If you're not physically exhausted, you're mentally exhausted. If you're not overtasked, you're looking at the clock every five minutes. And the sheer stupidity of office policies and politics can leave you on your last thread.

But for many of us — certainly for me — if we don't show up regularly on time to Do The Job Things, we don't get paid.

The getting paid part keeps us coming back again and again, asking for another.

Most of us can't reasonably quit our jobs

I don't hate my job by any stretch. Most days I like it. It's a good job with unusually beefy benefits, a nothing commute, and fairly interesting work.

I'm thankful for that.

But even so, I can't reasonably quit without putting myself and my family in a bad place financially.

It's a constant, low-grade niggly-naggly stress to go to a job when there are so many more appealing ways to spend a day.

My lanyard with my work badges (plural) weighs a scant three ounces. It might as well weigh twenty pounds, though, for how little I want to hang it around my neck some mornings, or for how much lighter I feel when I shed it after arriving home.

It's not doing the job that's stressful. I've gotten through each workday successfully.

What's stressful is that I can't not go to the job without nasty consequences.

On most days, I don't even really want to quit my job

As I mentioned before, most days I like my job. My colleagues are smart, entirely reasonable people who don't knowingly inflict chaos on me or others. The work serves a purpose, and other smart, entirely reasonable people in other organizations value what we do and use our products every day.

I'm well aware that my job could be far worse. I'm also aware that every job has ups and downs and that it's too much to expect any job to be ecstasy every day.

On any given workday, my job's pretty darn good. I'm sure lots of people would be more than happy to trade vocations with me.

So I'm not really in the camp of ditching the nine-to-five to solopreneur 100%. Doing that has its own stresses and I'm not even close to ready to handle that anytime soon anyway.

This is what would take away most of the job stress

It's all about creating options.

We don't need to exercise every option we have. The benefit comes from having the option in the first place.

I'd like to eventually have the option of being able to quit my job and have my family's needs covered.

And just having the option to quit in my back pocket would be enough to remove most of my job stress.

Going to work would then no longer be a necessity, and I would be in a position to call my shots.

I could go to work for as long as it's still fun. Or, conversely, I could walk when it stops being fun, and not worry.

The option to work or walk. I like that.

Working toward that option, one article at a time

Kristen Walters, a lawyer turned full-time creator, likens articles and other creative content to “tiny virtual employees” who work 24 hours a day, 7 days a week.
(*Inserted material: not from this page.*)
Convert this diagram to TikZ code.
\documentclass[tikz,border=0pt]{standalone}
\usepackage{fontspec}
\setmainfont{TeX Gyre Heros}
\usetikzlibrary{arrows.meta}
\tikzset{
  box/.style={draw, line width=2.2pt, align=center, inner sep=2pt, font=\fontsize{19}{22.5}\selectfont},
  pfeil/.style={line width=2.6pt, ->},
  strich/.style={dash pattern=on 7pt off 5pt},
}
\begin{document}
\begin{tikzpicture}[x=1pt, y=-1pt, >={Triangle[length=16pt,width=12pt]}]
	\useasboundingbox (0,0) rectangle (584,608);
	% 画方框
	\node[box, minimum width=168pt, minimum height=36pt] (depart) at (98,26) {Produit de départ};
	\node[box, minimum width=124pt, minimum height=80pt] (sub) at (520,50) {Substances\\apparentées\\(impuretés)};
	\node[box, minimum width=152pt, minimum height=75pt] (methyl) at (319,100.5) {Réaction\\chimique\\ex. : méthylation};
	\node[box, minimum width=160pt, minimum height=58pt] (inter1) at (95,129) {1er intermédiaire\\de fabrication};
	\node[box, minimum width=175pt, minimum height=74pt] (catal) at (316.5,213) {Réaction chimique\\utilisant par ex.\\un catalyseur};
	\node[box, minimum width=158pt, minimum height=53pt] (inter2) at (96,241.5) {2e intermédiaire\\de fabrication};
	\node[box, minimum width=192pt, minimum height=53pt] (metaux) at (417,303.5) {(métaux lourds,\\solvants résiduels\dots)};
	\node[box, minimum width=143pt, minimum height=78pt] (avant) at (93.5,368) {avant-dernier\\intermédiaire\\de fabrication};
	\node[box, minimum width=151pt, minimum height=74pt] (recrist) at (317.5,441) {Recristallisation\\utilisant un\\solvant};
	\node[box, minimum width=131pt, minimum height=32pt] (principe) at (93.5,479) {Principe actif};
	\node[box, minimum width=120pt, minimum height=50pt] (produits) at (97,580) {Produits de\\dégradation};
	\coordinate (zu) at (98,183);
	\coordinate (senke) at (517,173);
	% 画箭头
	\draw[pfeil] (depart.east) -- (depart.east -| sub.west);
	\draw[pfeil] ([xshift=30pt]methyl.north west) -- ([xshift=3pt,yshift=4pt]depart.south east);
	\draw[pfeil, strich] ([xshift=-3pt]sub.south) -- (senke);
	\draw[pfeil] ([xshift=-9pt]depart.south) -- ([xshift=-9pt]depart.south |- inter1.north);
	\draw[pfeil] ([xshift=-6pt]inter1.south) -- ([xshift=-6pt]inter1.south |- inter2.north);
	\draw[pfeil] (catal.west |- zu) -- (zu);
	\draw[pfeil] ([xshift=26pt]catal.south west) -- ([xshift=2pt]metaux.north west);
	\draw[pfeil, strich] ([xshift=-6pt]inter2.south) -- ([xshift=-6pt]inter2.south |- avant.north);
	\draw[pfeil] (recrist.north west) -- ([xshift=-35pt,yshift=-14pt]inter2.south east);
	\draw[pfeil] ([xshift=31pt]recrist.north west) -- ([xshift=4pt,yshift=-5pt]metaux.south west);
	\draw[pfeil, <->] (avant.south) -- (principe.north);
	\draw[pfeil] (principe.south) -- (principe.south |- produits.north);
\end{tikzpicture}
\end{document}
For the thousand-plus articles I've written for my main website, maybe two percent of those “tiny virtual employees” I've written do the heavy lifting. (The rest just watch cat videos all the time, I guess.) And that stands to reason, because not only did I not know what to do when I wrote the articles, it also took me a good while to learn even part of what I should do — let alone do it!

The biggest part of what I should do, and the part that I've known for the longest time, is to be consistent. I've started only recently to create on any kind of schedule.

Creating regularly, and learning how to do it better, is its own reward. Heading on a good trajectory is its own reward.

And even if I never quite end up being truly able to work or walk, just knowing that I'm making things happen is enough to take some of my job stress away.